Dr. Gopaul said that some of the men without badges were later identified to be affiliated with the House of Israel. He explained that fear stalked the police force and many policemen were subdued in the performance of their duties.
He told the commission that some of the workers managed to keep their jobs, but nevertheless suffered some form of victimization; some of them received warning letters while others were on probation and fired after that period had expired.
The former Union representative outlined that workers were denied the right to bargain collectively since centralized bargaining was enforced by the Government.
He recalled that some time back then, the President of the Clerical and Commercial Workers Union, Gordon Todd, was placed into a helicopter and taken on a ride to an unknown location. After hours of his disappearance, they were informed that he would be at Ogle.
Dr. Gopaul said that Todd told them that he was taken by military personnel on a helicopter ride over the Atlantic Ocean where there were sharks and he was warned that if he persisted in the strikes he would end up in those waters.
He however, stated that he could not recall whether the PNC Government had denied Todd’s allegation.
“I can’t recall anyone in the government or any statement anywhere denying that Gordon Todd was held…and taken over shark infested waters,” he said.
On Thursday, Gopaul spoke about workers struggling for livable wages under the repressive People’s National Congress (PNC) administration, being engaged in industrial action and not political activism.
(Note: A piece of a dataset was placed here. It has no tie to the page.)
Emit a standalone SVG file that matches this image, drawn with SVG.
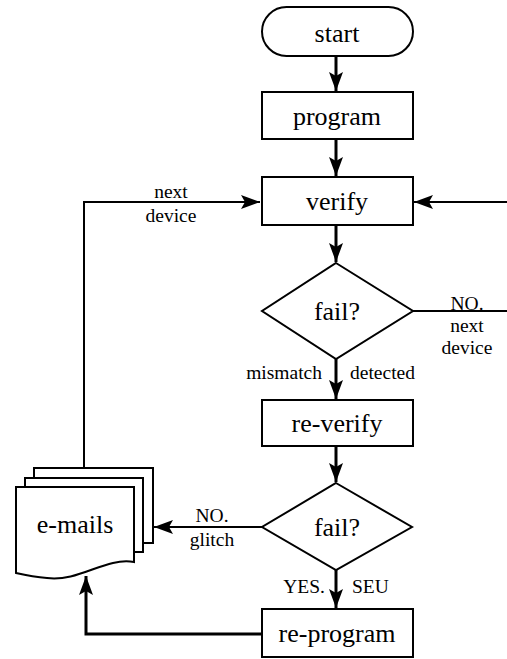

That same Thursday he was involved in a clash with PNC Counsel, Mr. Basil Williams at the Rodney Commission.
Under cross-examination by Williams, at the Walter Rodney Commission of Inquiry, Dr. Gopaul insisted that crippling labour strikes in Guyana in 1977 and 1979 stemmed from the resentment and hardships of workers against the harsh economic policies of the PNC Government.
Williams suggested that the two strikes paved the way for the tense social atmosphere that resulted in Dr. Rodney’s demise. He said that the unions engaged in political action and created the platform for countrywide instability.
But Dr. Gopaul rejected this. He contended that the unions only focused on industrial action.
The Commission is seeking to establish why and how Dr. Rodney died and if who might have been responsible.
Williams suggested to Dr. Gopaul that the strikes of 1977 and 1979 had more to do with the trade unions attempts to engage in political action to unseat the PNC Government. Dr. Gopaul denied Williams’s suggestion.
He said that the unions only focused on industrial action as a strategy to mobilise workers to protest against the PNC Government’s economic policy of freezing wages of workers in the sugar, bauxite and other PNC State-controlled sectors.
Under the PNC Government, the State practised paramountcy of the PNC Party over the Government, and also absolute State control of the national economy.
At the period in question, Dr. Gopaul was head of the National Association of Agricultural, Commercial and Industrial Employees (NAACIE).
Dr. Rodney, a world-famous scholar and historian, and strong opponent of the PNC Government dictatorship, worked closely with Dr. Gopaul at NAACIE’s headquarters on upper High Street, Kingston in the struggle for democracy.
Williams sought to suggest that the two strikes paved the way for the tense social atmosphere that resulted in Dr. Rodney’s demise, and kept insisting that the unions engaged in political action, thus creating the platform for countrywide instability. But Dr. Gopaul rejected this, claiming that the unions only focused on industrial action.